--- TASK DETAILS ---
From the very first line of the data to the line containing "sep=0pt,anchor=base west,text=txt] (head)", retype everything exactly, leaving the pictures behind.

--- ENTRIES SHOWN ---

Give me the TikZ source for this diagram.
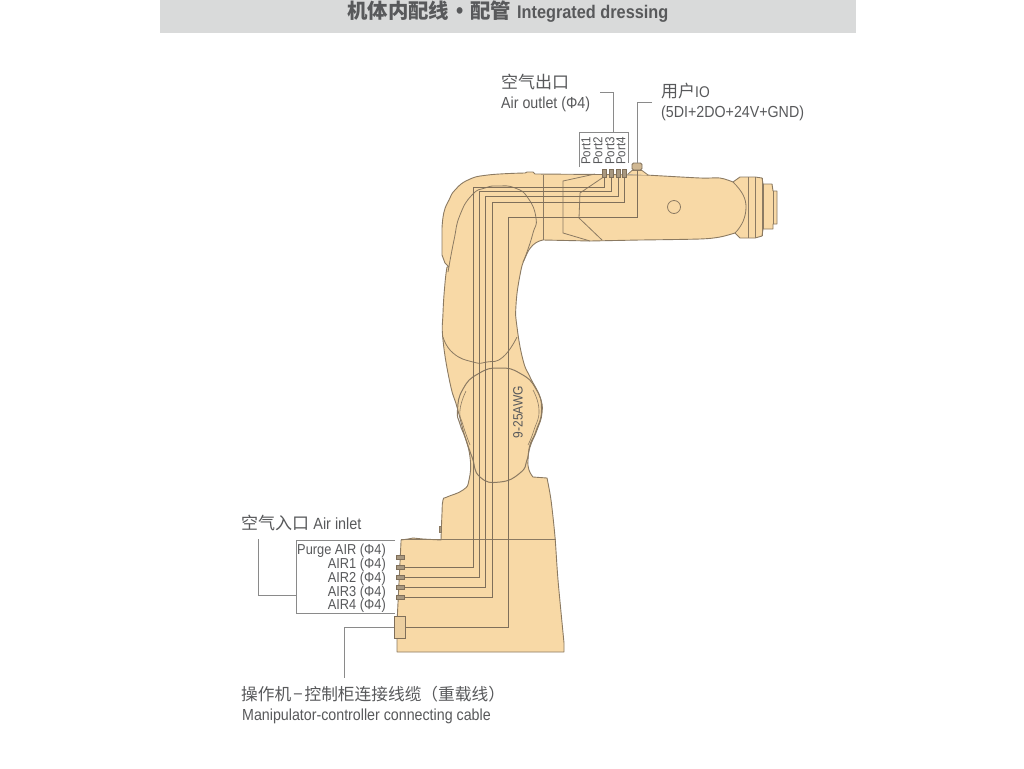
\documentclass[tikz,border=0pt]{standalone}
\usepackage{fontspec}
\setmainfont{Liberation Sans}[FakeStretch=0.89]
\newfontfamily\cjk{Noto Sans CJK SC}
\definecolor{bodyfill}{HTML}{F8D9A6}
\definecolor{bodyline}{HTML}{8B7A62}
\definecolor{wire}{HTML}{7F6F5A}
\definecolor{leader}{HTML}{8A8A8A}
\definecolor{txt}{HTML}{58595B}
\definecolor{headbg}{HTML}{D9DADA}
\definecolor{plug}{HTML}{A89880}
\tikzset{
  body/.style={fill=bodyfill,draw=bodyline,line width=0.9pt,line join=round},
  inner/.style={draw=bodyline,line width=0.8pt},
  wireline/.style={draw=wire,line width=.8pt},
  leadline/.style={draw=leader,line width=1pt},
  label/.style={inner sep=0pt,anchor=base west,text=txt},
  labelr/.style={inner sep=0pt,anchor=base east,text=txt,font=\fontsize{14.4}{14}\selectfont},
  portlab/.style={inner sep=0pt,rotate=90,text=txt,font=\fontsize{13}{13}\selectfont},
  plugh/.style={draw=wire,fill=plug,line width=0.9pt,minimum width=8pt,minimum height=4pt,inner sep=0pt},
  plugv/.style={draw=wire,fill=plug,line width=0.9pt,minimum width=4pt,minimum height=8pt,inner sep=0pt},
}
\begin{document}
\begin{tikzpicture}[x=1pt,y=-1pt]
\useasboundingbox (0,0) rectangle (1024,768);
\fill[white] (0,0) rectangle (1024,768);
\fill[headbg] (160,0) rectangle (856,33);
\node[inner sep=0pt,anchor=base west,text=txt] (head) at (347,19) {\fontsize{20.4}{20}\selectfont\bfseries{\cjk 机体内配线}\hspace{7pt}{\fontsize{23}{18}\selectfont •}\hspace{7pt}{\cjk 配管}\hspace{6pt}\fontsize{18.3}{20}\selectfont Integrated dressing};

% robot silhouette
\path[body] plot[smooth,tension=.8] coordinates {(442,228) (444,212) (449,200) (455,190) (468,180) (488,175) (525,173)}
  -- (527,172) -- (533,172) -- (535,174) -- (600,174.5) -- (646,175)
  -- plot[smooth,tension=.5] coordinates {(646,175) (700,178) (720,178) (733,182)}
  -- (740,177) -- (755,177) -- (762,178) -- (763,184) -- (772,184) -- (773,191) -- (777,191)
  -- (777,224) -- (773,224) -- (773,229) -- (763,229) -- (762,236) -- (755,238) -- (740,238) -- (735,233)
  -- plot[smooth,tension=.5] coordinates {(735,233) (720,237) (700,239) (640,240)}
  -- (590,241) -- (543,240)
  -- plot[smooth,tension=.8] coordinates {(543,240) (533,245) (525,258) (520,275) (516,305) (517,327) (523,360) (530,377) (540,397) (542,413) (537,430) (530,447) (528,460) (529,470) (533,477)}
  -- (547,478)
  -- plot[smooth,tension=.5] coordinates {(547,478) (551,500) (555,537) (558,580) (564,643)}
  -- (564,652) -- (397,652) -- (397,623) -- (401,542) -- (401,540) -- (408,539) -- (413,538) -- (423,539) -- (441,540)
  -- plot[smooth,tension=.8] coordinates {(441,540) (442,513) (443,500) (447,497) (463,490) (469,480) (470,457) (463,430) (457,407) (450,383) (443,340) (443,313) (445,283) (447,267)}
  -- (449,267) -- (445,263) -- (442,255) -- cycle;

% inner contours
\draw[inner] plot[smooth,tension=.9] coordinates {(448,272) (454,240) (460,215) (472,195) (485,188) (498,186) (515,188) (528,198) (536,218) (533,233) (527,252) (523,262)};
\draw[inner] plot[smooth,tension=.9] coordinates {(443,337) (453,353) (473,362) (487,362) (503,357) (517,337)};
\draw[inner,line width=1pt] plot[smooth cycle,tension=.9] coordinates {(499.5,368) (520.5,373.6) (536,389) (541.5,410) (536,431) (530,445) (527,460) (520,473) (500,482) (480,477) (472,457) (465,437) (460,424) (457.5,410) (463,389) (478.5,373.6)};
\draw[inner,line width=.6pt] plot[smooth,tension=.9] coordinates {(466,391) (460,410) (463,425) (470,445)};
\draw[inner,line width=.6pt] plot[smooth,tension=.9] coordinates {(533,390) (539,410) (534,430) (528,445)};
\draw[inner] (401,539) -- (556,539);
\draw[inner] (543,175) -- (543,240);
\draw[inner] (595,174) -- (563,181) -- (563,233) -- (590,241);
\draw[inner] (605,176) -- (580,193) -- (579,218) -- (602,240);
\draw[inner] (733,182) .. controls (743,192) and (746,199) .. (746,207) .. controls (746,217) and (742,226) .. (735,233);
\draw[inner] (748,177) -- (748,238);
\draw[inner] (755,177) -- (755,238);
\draw[inner] (762,178) -- (762,236);
\draw[inner] (763,184) -- (763,229);
\draw[inner] (773,191) -- (773,224);
\draw[inner] (674,207) circle[radius=6.5];
\draw[inner,fill=plug] (439,526) rectangle (441.5,532);

% connectors
\node[plugv] (p1) at (604,173) {};
\node[plugv] (p2) at (611,173) {};
\node[plugv] (p3) at (618,173) {};
\node[plugv] (p4) at (624.5,173) {};
\draw[inner,fill=bodyfill] (628,174) -- (632,170.5) -- (642,170.5) -- (648,175);
\node[draw=wire,fill=plug!50!bodyfill,line width=.9pt,rounded corners=1.5pt,minimum width=10pt,minimum height=7pt,inner sep=0pt] (io) at (637,166.5) {};
\node[plugh] (a0) at (400,557) {};
\node[plugh] (a1) at (400,567) {};
\node[plugh] (a2) at (400,577) {};
\node[plugh] (a3) at (400,587) {};
\node[plugh] (a4) at (400,597) {};
\node[draw=wire,fill=bodyfill!85!plug,line width=.9pt,minimum width=11pt,minimum height=22pt,inner sep=0pt] (cab) at (399.5,627) {};

% wiring
\coordinate (w1) at (473,187); \coordinate (w2) at (479,191); \coordinate (w3) at (485,196);
\coordinate (w4) at (492,202); \coordinate (w5) at (508,217);
\draw[wireline] (a1.east) -| (w1) -| (p1.south);
\draw[wireline] (a2.east) -| (w2) -| (p2.south);
\draw[wireline] (a3.east) -| (w3) -| (p3.south);
\draw[wireline] (a4.east) -| (w4) -| (p4.south);
\draw[wireline] (cab.east) -| (w5) -| (io.south);

% labels
\node[label,font=\fontsize{17}{17}\selectfont\cjk] (outcn) at (501,88) {空气出口};
\node[label,font=\fontsize{16}{16}\selectfont] (outen) at (501,108) {Air outlet (Φ4)};
\node[label,font=\fontsize{17}{17}\selectfont] (iocn) at (661,97) {{\cjk 用户}\fontsize{15.5}{15}\selectfont IO};
\node[label,font=\fontsize{16}{16}\selectfont] (ioen) at (661,117) {(5DI+2DO+24V+GND)};
\node[portlab] (port1) at (586,151) {Port1};
\node[portlab] (port2) at (598,151) {Port2};
\node[portlab] (port3) at (610,151) {Port3};
\node[portlab] (port4) at (621,151) {Port4};
\coordinate (bxa) at (579,167); \coordinate (bxb) at (579,132); \coordinate (bxc) at (628,132); \coordinate (bxd) at (628,163);
\draw[leadline,line width=.8pt] (bxa) -- (bxb) -- (bxc) -- (bxd);
\coordinate (ola) at (600,92); \coordinate (olb) at (613,92); \coordinate (olc) at (613,132);
\draw[leadline] (ola) -- (olb) -- (olc);
\coordinate (ioa) at (652,102);
\draw[leadline] (ioa) -| (io.north);

\node[label,font=\fontsize{17}{17}\selectfont] (incn) at (241,529) {{\cjk 空气入口} \fontsize{16.2}{14}\selectfont Air inlet};
\node[labelr] (l0) at (386,554) {Purge AIR (Φ4)};
\node[labelr] (l1) at (386,568) {AIR1 (Φ4)};
\node[labelr] (l2) at (386,582) {AIR2 (Φ4)};
\node[labelr] (l3) at (386,596) {AIR3 (Φ4)};
\node[labelr] (l4) at (386,609) {AIR4 (Φ4)};
\coordinate (ba) at (395,540); \coordinate (bb) at (296.5,540); \coordinate (bc) at (296.5,613); \coordinate (bd) at (395,613);
\draw[leadline] (ba) -- (bb) -- (bc) -- (bd);
\coordinate (bm) at (296.5,595); \coordinate (ta) at (258,539);
\draw[leadline] (bm) -| (ta);
\coordinate (cb) at (344,678);
\draw[leadline] (cab.west) -| (cb);
\node[label,font=\fontsize{16.7}{17}\selectfont\cjk] (cabcn) at (241,700) {操作机\hspace{2pt}−\hspace{2pt}控制柜连接线缆（重载线）};
\node[label,font=\fontsize{16}{14}\selectfont] (caben) at (242,720) {Manipulator-controller connecting cable};
\node[inner sep=0pt,rotate=90,text=txt,font=\fontsize{13.5}{14}\selectfont] (awg) at (518,412) {9-25AWG};
\end{tikzpicture}
\end{document}
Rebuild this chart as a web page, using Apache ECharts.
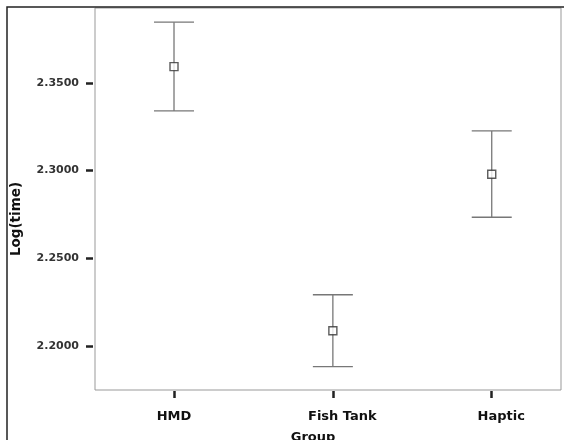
<!DOCTYPE html>
<html>
<head>
<meta charset="utf-8">
<script src="https://cdn.jsdelivr.net/npm/echarts@6/dist/echarts.min.js"></script>
<style>html,body{margin:0;padding:0;background:#fff;}#c{width:564px;height:440px;}</style>
</head>
<body>
<div id="c"></div>
<script>
const categories = ['HMD', 'Fish Tank', 'Haptic'];
const means = [2.3593, 2.2087, 2.2979];
const upper = [2.3846, 2.2292, 2.3226];
const lower = [2.3340, 2.1882, 2.2734];
const yTicks = [2.2000, 2.2500, 2.3000, 2.3500];
const xTicks = [1, 2, 3];

const chart = echarts.init(document.getElementById('c'), null, {renderer: 'canvas'});

const errData = categories.map((c, i) => [i + 1, lower[i], upper[i]]);
const meanData = categories.map((c, i) => [i + 1, means[i]]);

const labelShift = [0, 19, 19];

chart.setOption({
  animation: false,
  backgroundColor: '#fff',
  grid: {left: 95, right: 3, top: 8, bottom: 50, show: true, borderColor: '#999', borderWidth: 1, backgroundColor: 'transparent', containLabel: false, outerBoundsMode: 'none'},
  graphic: [{
    type: 'rect', silent: true, z: 100,
    shape: {x: 7, y: 7, width: 700, height: 600},
    style: {fill: null, stroke: '#222', lineWidth: 1.5}
  }],
  xAxis: {
    type: 'value', min: 0.5027, max: 3.436, offset: 1,
    name: 'Group', nameLocation: 'middle', nameGap: 40,
    nameTextStyle: {fontFamily: 'DejaVu Sans', fontWeight: 'bold', fontSize: 13, color: '#111', padding: [0, 30, 0, 0]},
    axisLine: {show: false},
    splitLine: {show: false},
    axisTick: {show: true, customValues: xTicks, length: 7, lineStyle: {color: '#222', width: 2.5}},
    axisLabel: {
      customValues: xTicks, margin: 19,
      fontFamily: 'DejaVu Sans', fontWeight: 'bold', fontSize: 13, color: '#111',
      formatter: v => '{c' + (v - 1) + '|' + categories[v - 1] + '}',
      rich: {
        c0: {fontFamily: 'DejaVu Sans', fontWeight: 'bold', fontSize: 13, color: '#111', padding: [0, 0, 0, labelShift[0]]},
        c1: {fontFamily: 'DejaVu Sans', fontWeight: 'bold', fontSize: 13, color: '#111', padding: [0, 0, 0, labelShift[1]]},
        c2: {fontFamily: 'DejaVu Sans', fontWeight: 'bold', fontSize: 13, color: '#111', padding: [0, 0, 0, labelShift[2]]}
      }
    }
  },
  yAxis: {
    type: 'value', min: 2.1749, max: 2.3927, offset: 2,
    name: 'Log(time)', nameLocation: 'middle', nameGap: 70, nameRotate: 90,
    nameTextStyle: {fontFamily: 'DejaVu Sans', fontWeight: 'bold', fontSize: 13.5, color: '#111', padding: [0, 40, 0, 0]},
    axisLine: {show: false},
    splitLine: {show: false},
    axisTick: {show: true, customValues: yTicks, length: 7, lineStyle: {color: '#222', width: 2.5}},
    axisLabel: {
      customValues: yTicks, margin: 14,
      fontFamily: 'DejaVu Sans', fontWeight: 'bold', fontSize: 11, color: '#333',
      formatter: v => v.toFixed(4)
    }
  },
  series: [{
    type: 'custom',
    data: errData,
    encode: {x: 0, y: [1, 2]},
    z: 2,
    renderItem: function (params, api) {
      const x = api.value(0);
      const lo = api.coord([x, api.value(1)]);
      const hi = api.coord([x, api.value(2)]);
      const hw = 20;
      const style = {stroke: '#777', lineWidth: 1.3};
      return {
        type: 'group',
        children: [
          {type: 'line', shape: {x1: lo[0], y1: lo[1], x2: hi[0], y2: hi[1]}, style: style},
          {type: 'line', shape: {x1: hi[0] - hw, y1: hi[1], x2: hi[0] + hw, y2: hi[1]}, style: style},
          {type: 'line', shape: {x1: lo[0] - hw, y1: lo[1], x2: lo[0] + hw, y2: lo[1]}, style: style}
        ]
      };
    }
  }, {
    type: 'scatter',
    data: meanData,
    symbol: 'rect',
    symbolSize: 8,
    z: 3,
    itemStyle: {color: '#fff', borderColor: '#333', borderWidth: 1.4}
  }]
});
</script>
</body>
</html>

--- EXERCISE RESULT ---
Give me the TikZ source for this diagram.
\documentclass[tikz,border=0pt]{standalone}
\usepackage{fontspec}
\setmainfont{Liberation Sans}[FakeStretch=0.89]
\newfontfamily\cjk{Noto Sans CJK SC}
\definecolor{bodyfill}{HTML}{F8D9A6}
\definecolor{bodyline}{HTML}{8B7A62}
\definecolor{wire}{HTML}{7F6F5A}
\definecolor{leader}{HTML}{8A8A8A}
\definecolor{txt}{HTML}{58595B}
\definecolor{headbg}{HTML}{D9DADA}
\definecolor{plug}{HTML}{A89880}
\tikzset{
  body/.style={fill=bodyfill,draw=bodyline,line width=0.9pt,line join=round},
  inner/.style={draw=bodyline,line width=0.8pt},
  wireline/.style={draw=wire,line width=.8pt},
  leadline/.style={draw=leader,line width=1pt},
  label/.style={inner sep=0pt,anchor=base west,text=txt},
  labelr/.style={inner sep=0pt,anchor=base east,text=txt,font=\fontsize{14.4}{14}\selectfont},
  portlab/.style={inner sep=0pt,rotate=90,text=txt,font=\fontsize{13}{13}\selectfont},
  plugh/.style={draw=wire,fill=plug,line width=0.9pt,minimum width=8pt,minimum height=4pt,inner sep=0pt},
  plugv/.style={draw=wire,fill=plug,line width=0.9pt,minimum width=4pt,minimum height=8pt,inner sep=0pt},
}
\begin{document}
\begin{tikzpicture}[x=1pt,y=-1pt]
\useasboundingbox (0,0) rectangle (1024,768);
\fill[white] (0,0) rectangle (1024,768);
\fill[headbg] (160,0) rectangle (856,33);
\node[inner sep=0pt,anchor=base west,text=txt] (head) at (347,19) {\fontsize{20.4}{20}\selectfont\bfseries{\cjk 机体内配线}\hspace{7pt}{\fontsize{23}{18}\selectfont •}\hspace{7pt}{\cjk 配管}\hspace{6pt}\fontsize{18.3}{20}\selectfont Integrated dressing};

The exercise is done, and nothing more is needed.